就像后来的石呆子,他的不卖最好是在哄抬高价。如果不是,贾雨村就帮他“体面”的失掉古扇。
雨村详加审问,果见冯家人口稀疏,不过赖此欲多得些烧埋之费,薛家仗势倚情,偏不相让,故致颠倒未决。雨村便徇情枉法,胡乱判断了此案。
觉得花点钱就能搞定的是谁呢?
是薛蟠!
不尊重他人性命,视别人的性命为儿戏,靠着有权有势的亲戚就可以为所欲为的纨绔。
人命官司一事,他竟视为儿戏,自为花上几个臭钱,没有不了的。
苦主冯家的声音呢?
没有!
没有了!
为什么?
因为权势之下,欲辩难辨。
有趣的是,作者在贾琏处理鲍二家的吊死一案中,几乎是一比一再现了权势之下小人物的苦楚。
贾琏一径出来,和林之孝来商议,着人去作好作歹,许了二百两发送才罢。贾琏生恐有变,又命人去和王子腾说,将番役仵作人等叫了几名来,帮着办丧事。那些人见了如此,纵要复辨亦不敢辨,只得忍气吞声罢了。
鲍二家的死后,贾琏给了这位女子家人二百两赔偿。苦主家人愿意吗?
不愿意!
但贾琏是贾府公子,又借着舅舅王子腾的权势,叫了几名执法人员帮着撑场面。于是苦主家人知道惹不起,只能闭上嘴,忍气吞声接受了所谓的“赔偿”!
冯渊的家人,告了一年的状。如果是为了要赔偿,大可以和薛家私了。薛家有的是钱,薛蟠走了,薛蝌一家还在金陵呢。为大哥哥家出点钱,薛蝌能不愿意吗?

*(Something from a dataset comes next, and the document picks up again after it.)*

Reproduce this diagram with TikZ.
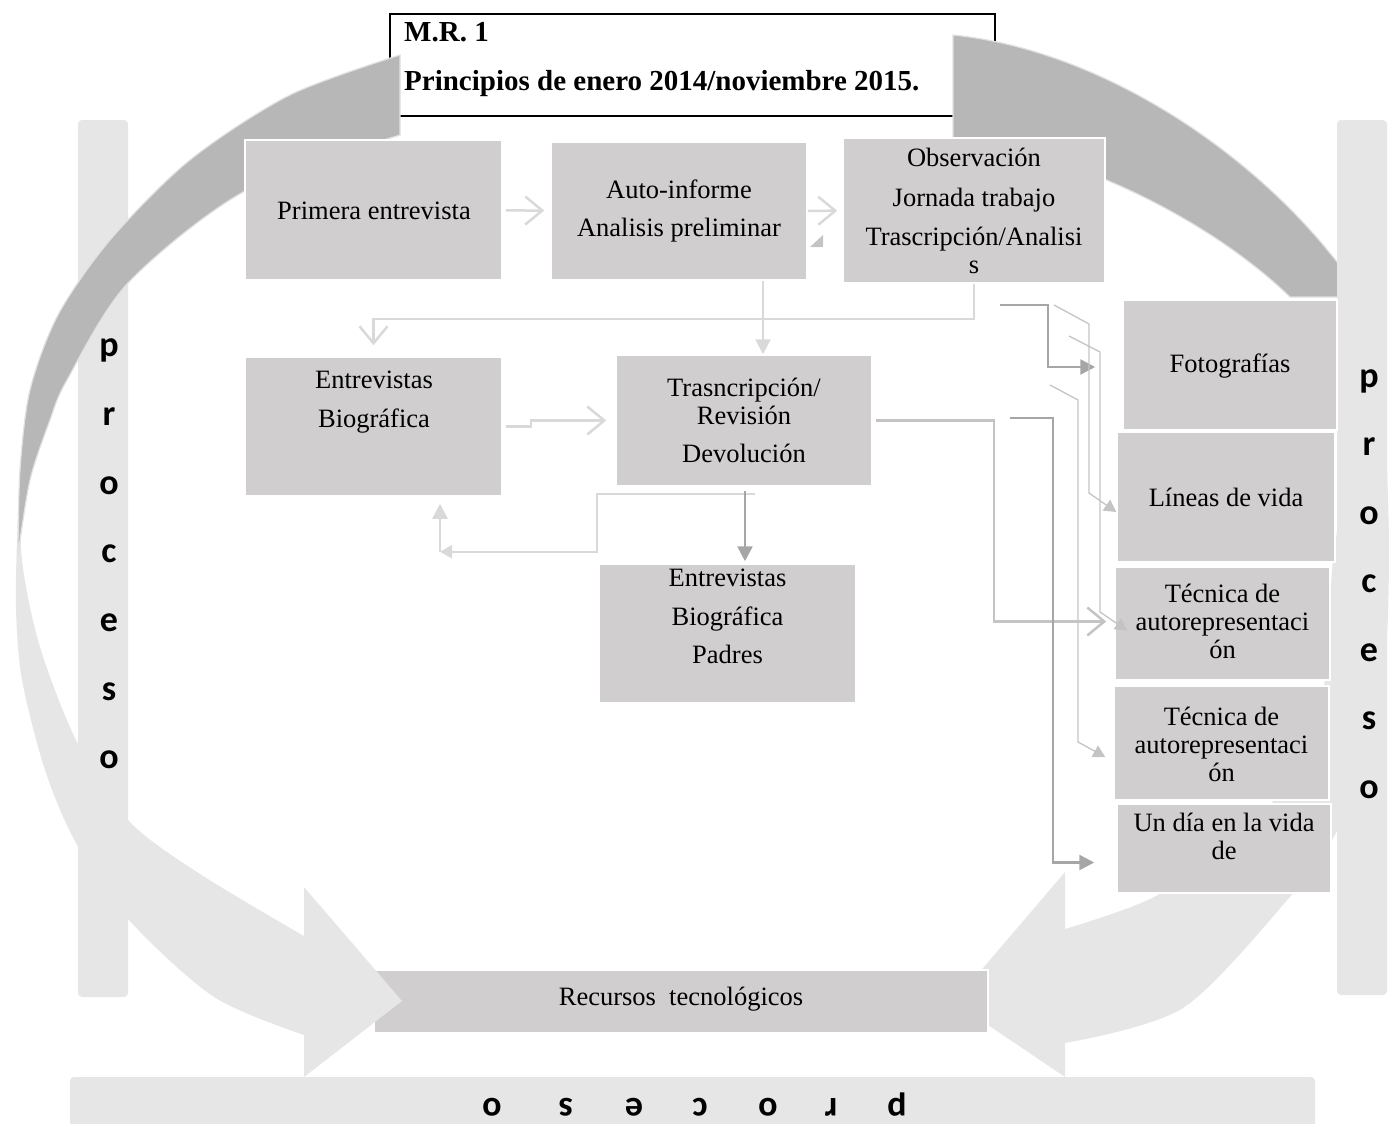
\documentclass[tikz,border=0pt]{standalone}
\usepackage{fontspec}
\setmainfont{Liberation Serif}
\newfontfamily\procfont{Carlito}
\usetikzlibrary{arrows.meta,calc,positioning}

\definecolor{boxgray}{RGB}{208,206,206}
\definecolor{arcdark}{RGB}{183,183,183}
\definecolor{arclight}{RGB}{230,230,230}
\definecolor{arcedge}{RGB}{225,225,225}
\definecolor{linelight}{RGB}{217,217,217}
\definecolor{linemid}{RGB}{196,196,196}
\definecolor{linedark}{RGB}{166,166,166}

\begin{document}
\begin{tikzpicture}[x=1pt,y=-1pt,
    box/.style={fill=boxgray,draw=white,line width=1.5pt,inner sep=0pt},
    txt/.style={align=center,inner sep=0pt,font=\fontsize{26.5}{28}\selectfont},
    titulo/.style={anchor=base west,inner sep=0pt,font=\bfseries\fontsize{29}{29}\selectfont},
    letra/.style={anchor=base,inner sep=0pt,font=\procfont\bfseries\fontsize{36}{36}\selectfont},
    linea/.style={linelight,line width=2.5pt},
    lineb/.style={linemid,line width=2.5pt},
    linec/.style={linedark,line width=2.5pt},
    fina/.style={linemid,line width=1.3pt},
    chev/.style={-{Straight Barb[length=17pt,width=28pt]}},
    tri/.style={-{Triangle[length=15pt,width=15pt]}},
    trich/.style={-{Triangle[length=12pt,width=13pt]}}]
  \useasboundingbox (0,0) rectangle (1389,1124);

  % flecha circular derecha
  \fill[arclight] plot[smooth] coordinates {(1383,410) (1387,470) (1389,560) (1385,660) (1365,760) (1335,835) (1289,898) (1183,1008) (1065,1043)}
    -- (1065,1077) -- (954,1002) -- (1065,872)
    -- plot[smooth] coordinates {(1065,929) (1152,898) (1240,840) (1300,760) (1325,680) (1333,560) (1350,470) (1383,410)} -- cycle;

  \node[box,minimum width=614pt,minimum height=63pt] (recur) at (681,1001.5) {};
  \node[txt] (recurt) at (681,999) {Recursos\ \ tecnológicos};

  % flecha circular izquierda
  \fill[arclight] plot[smooth] coordinates {(20,470) (17,540) (16,610) (22,680) (45,770) (76,843) (129,920) (214,997) (304,1035)}
    -- (304,1077) -- (402,1001) -- (304,887)
    -- plot[smooth] coordinates {(304,936) (200,874) (129,821) (77,742) (40,647) (22,560) (20,470)} -- cycle;

  \fill[arclight,rounded corners=4pt] (78,120) rectangle (128,997);

  \draw[line width=2pt,fill=white] (390,14) rectangle (995,116);

  \filldraw[fill=arcdark,draw=arcedge,line width=1.2pt]
    plot[smooth] coordinates {(400,55) (290,95) (190,160) (110,240) (58,315) (30,390) (20,470) (18,555)}
    -- plot[smooth] coordinates {(18,555) (30,480) (50,420) (67,380) (128,283) (245,191) (400,135)} -- cycle;
  \filldraw[fill=arcdark,draw=arcedge,line width=1.2pt]
    (953,35) .. controls (1100,50) and (1250,150) .. (1337,262) -- (1345,262) -- (1345,297) -- (1290,297)
    .. controls (1200,210) and (1050,145) .. (953,140) -- cycle;

  \fill[arclight,rounded corners=4pt] (1337,120) rectangle (1387,995);
  \fill[arclight,rounded corners=4pt] (70,1077) rectangle (1315,1140);

  % proceso
  \node[letra] (pl1) at (109,356.5) {p};
  \node[letra] (pl2) at (109,425) {r};
  \node[letra] (pl3) at (109,494) {o};
  \node[letra] (pl4) at (109,562.5) {c};
  \node[letra] (pl5) at (109,631) {e};
  \node[letra] (pl6) at (109,700) {s};
  \node[letra] (pl7) at (109,768) {o};

  \node[letra] (pr1) at (1369,387) {p};
  \node[letra] (pr2) at (1369,455.5) {r};
  \node[letra] (pr3) at (1369,524) {o};
  \node[letra] (pr4) at (1369,592.5) {c};
  \node[letra] (pr5) at (1369,661) {e};
  \node[letra] (pr6) at (1369,729.5) {s};
  \node[letra] (pr7) at (1369,798) {o};

  \node[letra,rotate=180] (pb1) at (897,1098) {p};
  \node[letra,rotate=180] (pb2) at (831,1098) {r};
  \node[letra,rotate=180] (pb3) at (768,1098) {o};
  \node[letra,rotate=180] (pb4) at (700,1098) {c};
  \node[letra,rotate=180] (pb5) at (634,1098) {e};
  \node[letra,rotate=180] (pb6) at (566,1098) {s};
  \node[letra,rotate=180] (pb7) at (492,1098) {o};

  % cajas
  \node[box,minimum width=257pt,minimum height=140pt] (prim) at (373.5,210) {};
  \node[box,minimum width=256pt,minimum height=138pt] (auto) at (679,211) {};
  \node[box,minimum width=262pt,minimum height=145pt] (obs) at (974,210.5) {};
  \node[box,minimum width=257pt,minimum height=139pt] (ebio) at (373.5,426.5) {};
  \node[box,minimum width=256pt,minimum height=131pt] (trans) at (744,420.5) {};
  \node[box,minimum width=257pt,minimum height=139pt] (padres) at (727.5,633.5) {};
  \node[box,minimum width=214pt,minimum height=130pt] (foto) at (1230,365) {};
  \node[box,minimum width=218pt,minimum height=130pt] (lineas) at (1226,497) {};
  \node[box,minimum width=215pt,minimum height=113pt] (tec1) at (1222.5,623.5) {};
  \node[box,minimum width=215pt,minimum height=114pt] (tec2) at (1221.5,743) {};
  \node[box,minimum width=214pt,minimum height=89pt] (dia) at (1224,848.5) {};

  \node[txt] (primt) at (374,211) {Primera entrevista};
  \node[txt] (autot) at (679,211) {Auto-informe\\[10pt]Analisis preliminar};
  \node[txt] (obst) at (974,211) {Observación\\[12pt]Jornada trabajo\\[11pt]Trascripción/Analisi\\s};
  \node[txt] (ebiot) at (374,402.5) {Entrevistas\\[11pt]Biográfica};
  \node[txt] (transt) at (744,420.5) {Trasncripción/\\Revisión\\[10pt]Devolución};
  \node[txt] (padrest) at (727.5,616.5) {Entrevistas\\[11pt]Biográfica\\[10pt]Padres};
  \node[txt] (fotot) at (1230,366) {Fotografías};
  \node[txt] (lineast) at (1226,497) {Líneas de vida};
  \node[txt] (tec1t) at (1222.5,621) {Técnica de\\autorepresentaci\\ón};
  \node[txt] (tec2t) at (1221.5,744) {Técnica de\\autorepresentaci\\ón};
  \node[txt] (diat) at (1224,836) {Un día en la vida\\de};

  \node[titulo] (mr) at (404,42) {M.R. 1};
  \node[titulo] (fecha) at (404,90) {Principios de enero 2014/noviembre 2015.};

  % conectores
  \coordinate (f1) at (1000,305);
  \coordinate (g1) at (1054,305);
  \coordinate (g2) at (1069,336);
  \coordinate (g3) at (1050,385);
  \coordinate (d1) at (1010,418);

  \draw[linea,chev,shorten <=3pt,shorten >=6pt] (prim) -- (auto);
  \draw[linea,chev,shorten >=5pt] (auto) -- (obs);
  \fill[linemid] (810,247) -- (823,235) -- (823,247) -- cycle;
  \draw[linea,chev,shorten >=11pt] (obs.south) -- ++(0,35) -| (ebio.north);
  \draw[linea,tri] ([xshift=84pt]auto.south) -- ([xshift=19pt]trans.north);
  \draw[linea,chev,shorten <=3pt,shorten >=9pt] (ebio.east) -- ++(28,0) |- (trans.west);
  \draw[linea,trich] ([xshift=11pt,yshift=-7pt]trans.south) -- ++(-158,0) -- ++(0,58) -- ++(-157,0) coordinate (back);
  \draw[linea,tri,shorten >=7pt] (back) -- (back |- ebio.south);
  \draw[linec,tri,shorten <=4pt,shorten >=2pt] ([xshift=1pt]trans.south) -- ([xshift=17.5pt]padres.north);
  \draw[lineb,chev,shorten <=3pt,shorten >=8pt] (trans.east) -- ++(121,0) |- ([yshift=2pt]tec1.west);
  \draw[linec,tri,shorten >=27pt] (f1) -- ++(48,0) |- ([yshift=-2pt]foto.west);
  \draw[fina,trich] (g1) -- ++(35,19) -- ++(0,169) -- ([yshift=-15pt]lineas.west);
  \draw[fina,trich] (g2) -- ++(31,16) -- ++(0,260) -- ([xshift=13pt,yshift=-7pt]tec1.west);
  \draw[fina,trich] (g3) -- ++(28,15) -- ++(0,342) -- ([xshift=-8pt,yshift=-14pt]tec2.west);
  \draw[linec,tri,shorten >=22pt] (d1) -- ++(43,0) |- ([yshift=-14pt]dia.west);
\end{tikzpicture}
\end{document}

说白了,冯家人顶着压力告状,不过求一个“公道”二字。
但苦苦熬了一年,来了一个贾雨村,还是睁着眼睛说瞎话楞说凶手死了。
平头老百姓,怎么有能力去质疑青天大老爷呢?
正义的伸张,依赖于执法者的大公无私。
而当执法者公然为了私欲践踏法律之时,别说正义,便是真相也只能默默湮没在岁月长河中。